I went back to a book that my therapist recommended, Self-compassion, by Kristin Neff. I knew what self-compassion meant, and I reminded myself in my head how to think of it. The mentality of knowing that we are all trying our best despite fighting pain, stress, and egos. That no one has their sh*t together. But putting it into action is another challenge. Reading this book really put my mind back into the right place.
I felt like I was falling into intellectualization again. Whenever feelings and emotions came up that triggered my anxiety, I tried thinking my way above it or around it. Those nights lying in bed, feeling the wrath of the emotional storm plummet my self-worth. Not to mention bringing a lot of fire into my relationship with myself and my girlfriend.
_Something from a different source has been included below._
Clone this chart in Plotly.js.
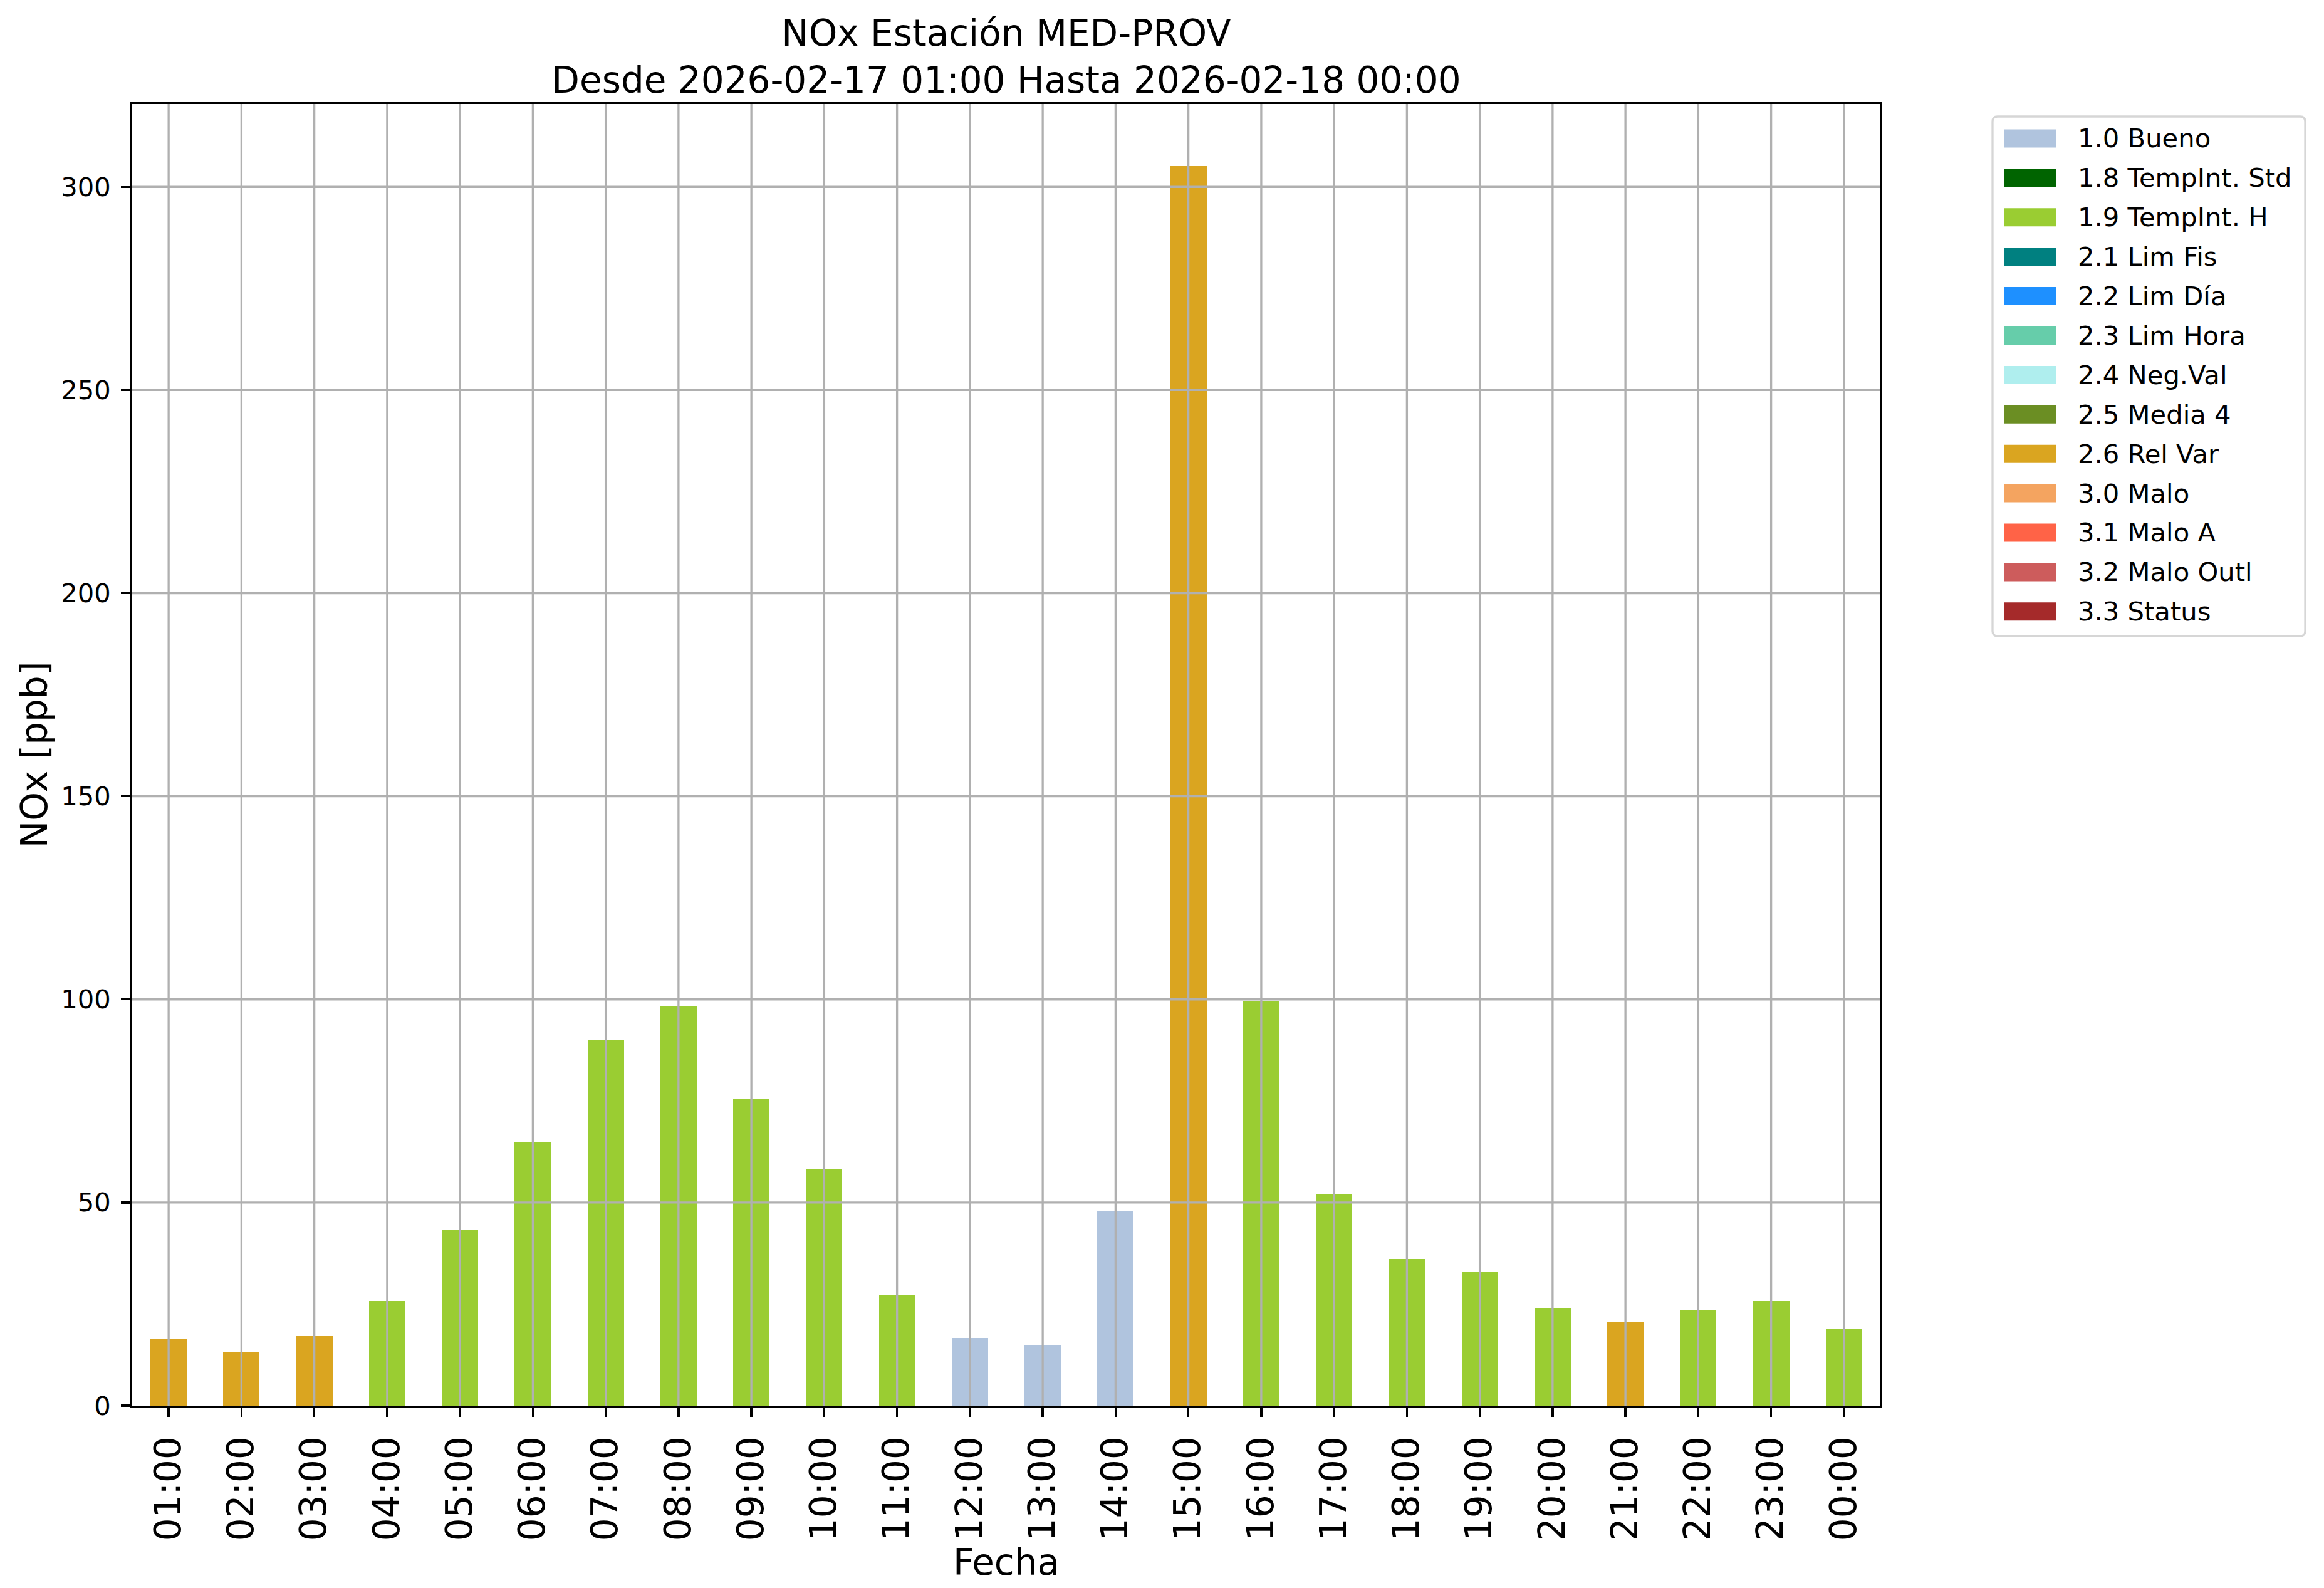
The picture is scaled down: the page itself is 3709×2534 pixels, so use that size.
<!DOCTYPE html>
<html>
<head>
<meta charset="utf-8">
<script src="https://cdn.plot.ly/plotly-3.0.1.min.js"></script>
<style>html,body{margin:0;padding:0;background:#fff;}</style>
</head>
<body>
<div id="chart" style="width:3709px;height:2534px;"></div>
<script>
// ---- DATA ----
const hours = ["01:00","02:00","03:00","04:00","05:00","06:00","07:00","08:00","09:00","10:00","11:00","12:00",
               "13:00","14:00","15:00","16:00","17:00","18:00","19:00","20:00","21:00","22:00","23:00","00:00"];
const noxValues = [16.4, 13.2, 17.2, 25.7, 43.3, 65.0, 90.1, 98.4, 75.6, 58.2, 27.1, 16.7,
                   14.9, 48.0, 305.1, 99.7, 52.2, 36.1, 32.8, 24.0, 20.6, 23.4, 25.7, 19.0];
const hourFlags = ["2.6 Rel Var","2.6 Rel Var","2.6 Rel Var","1.9 TempInt. H","1.9 TempInt. H","1.9 TempInt. H",
                   "1.9 TempInt. H","1.9 TempInt. H","1.9 TempInt. H","1.9 TempInt. H","1.9 TempInt. H","1.0 Bueno",
                   "1.0 Bueno","1.0 Bueno","2.6 Rel Var","1.9 TempInt. H","1.9 TempInt. H","1.9 TempInt. H",
                   "1.9 TempInt. H","1.9 TempInt. H","2.6 Rel Var","1.9 TempInt. H","1.9 TempInt. H","1.9 TempInt. H"];
const flagCategories = ["1.0 Bueno","1.8 TempInt. Std","1.9 TempInt. H","2.1 Lim Fis","2.2 Lim Día","2.3 Lim Hora",
                        "2.4 Neg.Val","2.5 Media 4","2.6 Rel Var","3.0 Malo","3.1 Malo A","3.2 Malo Outl","3.3 Status"];
const flagColors = ["#B0C4DE","#006400","#9ACD32","#008080","#1E90FF","#66CDAA",
                    "#AFEEEE","#6B8E23","#DAA520","#F4A460","#FF6347","#CD5C5C","#A52A2A"];
const yTicks = [0, 50, 100, 150, 200, 250, 300];
const titleText = "NOx Estación MED-PROV<br>Desde 2026-02-17 01:00 Hasta 2026-02-18 00:00";

// ---- LAYOUT GEOMETRY (pixels) ----
const W = 3709, H = 2534;
const L = 211, R = 3001, T = 166, B = 2243;
const pw = R - L, ph = B - T;
const px2x = p => (p - L) / pw;
const py2y = p => (B - p) / ph;
const FONT = "DejaVu Sans, Liberation Sans, sans-serif";
const LW = 3.3;

// ---- TRACES ----
const traces = flagCategories.map((cat, k) => ({
  type: "bar",
  name: cat,
  x: hours,
  y: noxValues.map((v, i) => hourFlags[i] === cat ? v : null),
  width: 0.5,
  marker: {color: flagColors[k], line: {width: 0}},
  showlegend: false,
  hovertemplate: "%{x}: %{y} ppb<extra>" + cat + "</extra>"
}));

// ---- GRID (drawn above bars like matplotlib) ----
const shapes = [];
hours.forEach((h, i) => {
  shapes.push({type: "line", xref: "x", yref: "paper", x0: i, x1: i, y0: 0, y1: 1,
               line: {color: "#b0b0b0", width: LW}, layer: "above"});
});
yTicks.filter(v => v > 0).forEach(v => {
  shapes.push({type: "line", xref: "paper", yref: "y", x0: 0, x1: 1, y0: v, y1: v,
               line: {color: "#b0b0b0", width: LW}, layer: "above"});
});

// ---- MANUAL LEGEND ----
const annotations = [];
const lgX0 = 3180, lgX1 = 3679, lgY0 = 186, lgY1 = 1015, rad = 8;
const P = (x, y) => px2x(x) + "," + py2y(y);
const boxPath = "M" + P(lgX0 + rad, lgY0) + " L" + P(lgX1 - rad, lgY0) +
  " Q" + P(lgX1, lgY0) + " " + P(lgX1, lgY0 + rad) +
  " L" + P(lgX1, lgY1 - rad) + " Q" + P(lgX1, lgY1) + " " + P(lgX1 - rad, lgY1) +
  " L" + P(lgX0 + rad, lgY1) + " Q" + P(lgX0, lgY1) + " " + P(lgX0, lgY1 - rad) +
  " L" + P(lgX0, lgY0 + rad) + " Q" + P(lgX0, lgY0) + " " + P(lgX0 + rad, lgY0) + " Z";
shapes.push({type: "path", xref: "paper", yref: "paper", path: boxPath,
             fillcolor: "rgba(255,255,255,0.8)", line: {color: "#d6d6d6", width: LW}, layer: "above"});
const rowY0 = 221, rowStep = 62.9;
flagCategories.forEach((cat, k) => {
  const cy = rowY0 + k * rowStep;
  shapes.push({type: "rect", xref: "paper", yref: "paper",
               x0: px2x(3198), x1: px2x(3281), y0: py2y(cy - 14.5), y1: py2y(cy + 14.5),
               fillcolor: flagColors[k], line: {width: 0}, layer: "above"});
  annotations.push({xref: "paper", yref: "paper", x: px2x(3314), y: py2y(cy),
                    xanchor: "left", yanchor: "middle", showarrow: false, text: cat,
                    font: {family: FONT, size: 41.7, color: "#000"}});
});

const layout = {
  width: W, height: H,
  paper_bgcolor: "#fff", plot_bgcolor: "#fff",
  margin: {l: L, r: W - R, t: T, b: H - B, pad: 0},
  font: {family: FONT, color: "#000"},
  title: {
    text: titleText,
    font: {family: FONT, size: 58, color: "#000"},
    x: (L + R) / 2 / W, xanchor: "center", xref: "container",
    y: 1 - 73 / H, yanchor: "middle", yref: "container"
  },
  barmode: "stack",
  bargap: 0,
  showlegend: false,
  xaxis: {
    type: "category",
    range: [-0.5, hours.length - 0.5],
    tickmode: "array", tickvals: hours, ticktext: hours,
    tickangle: -90,
    tickfont: {family: FONT, size: 58, color: "#000"},
    ticks: "outside", ticklen: 14.6, tickwidth: LW, tickcolor: "#000",
    ticklabelstandoff: 8,
    showgrid: false, zeroline: false,
    showline: true, mirror: true, linecolor: "#000", linewidth: LW,
    layer: "above traces",
    automargin: true,
    title: {text: "Fecha", font: {family: FONT, size: 58, color: "#000"}, standoff: 0},
    fixedrange: true
  },
  yaxis: {
    range: [0, 320.4],
    tickmode: "array", tickvals: yTicks,
    tickfont: {family: FONT, size: 41.7, color: "#000"},
    ticks: "outside", ticklen: 14.6, tickwidth: LW, tickcolor: "#000",
    ticklabelstandoff: 8,
    showgrid: false, zeroline: false,
    showline: true, mirror: true, linecolor: "#000", linewidth: LW,
    layer: "above traces",
    title: {text: "NOx [ppb]", font: {family: FONT, size: 58, color: "#000"}, standoff: 4},
    fixedrange: true
  },
  shapes: shapes,
  annotations: annotations
};

Plotly.newPlot("chart", traces, layout, {staticPlot: true, displayModeBar: false});
</script>
</body>
</html>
I guess this is part of the game. My therapist did tell me it’s a regular practice and that I will likely fall down the track. Mindfulness and breathing are techniques I started to use, as mentioned in the book, and I also had to continually remind myself that I am human like everyone else. The bad emotions and feelings I am having are a universal experience. I have to remember to exercise, especially in the tough moments, to give myself kindness and love like I would to a best friend. Kristen taught me that self-confidence should come from a place of experience and connection. Everyone feels all these emotions good and bad to some degree. Resisting and trying to control these emotions in order to be liked or to be above others will just make the feelings stronger and harder to process.
Thus I’ve fallen off a bit from where I was trying to be. I promise to myself that I will keep on trying to be the best me for myself. That I need to be true to how I feel and use that to my best degree.
In this life, perfection is not possible. We are all winning or losing to some degree in some aspect of our life. It’s required that we aim to be our best selves, but making sure you are kind to yourself, that you love yourself. Make sure you feel everything that a human feels, and that shame is nothing but something that is exercised by all. We live a human experience shared by everyone else in the world. We all have a story to tell. We are all in this together.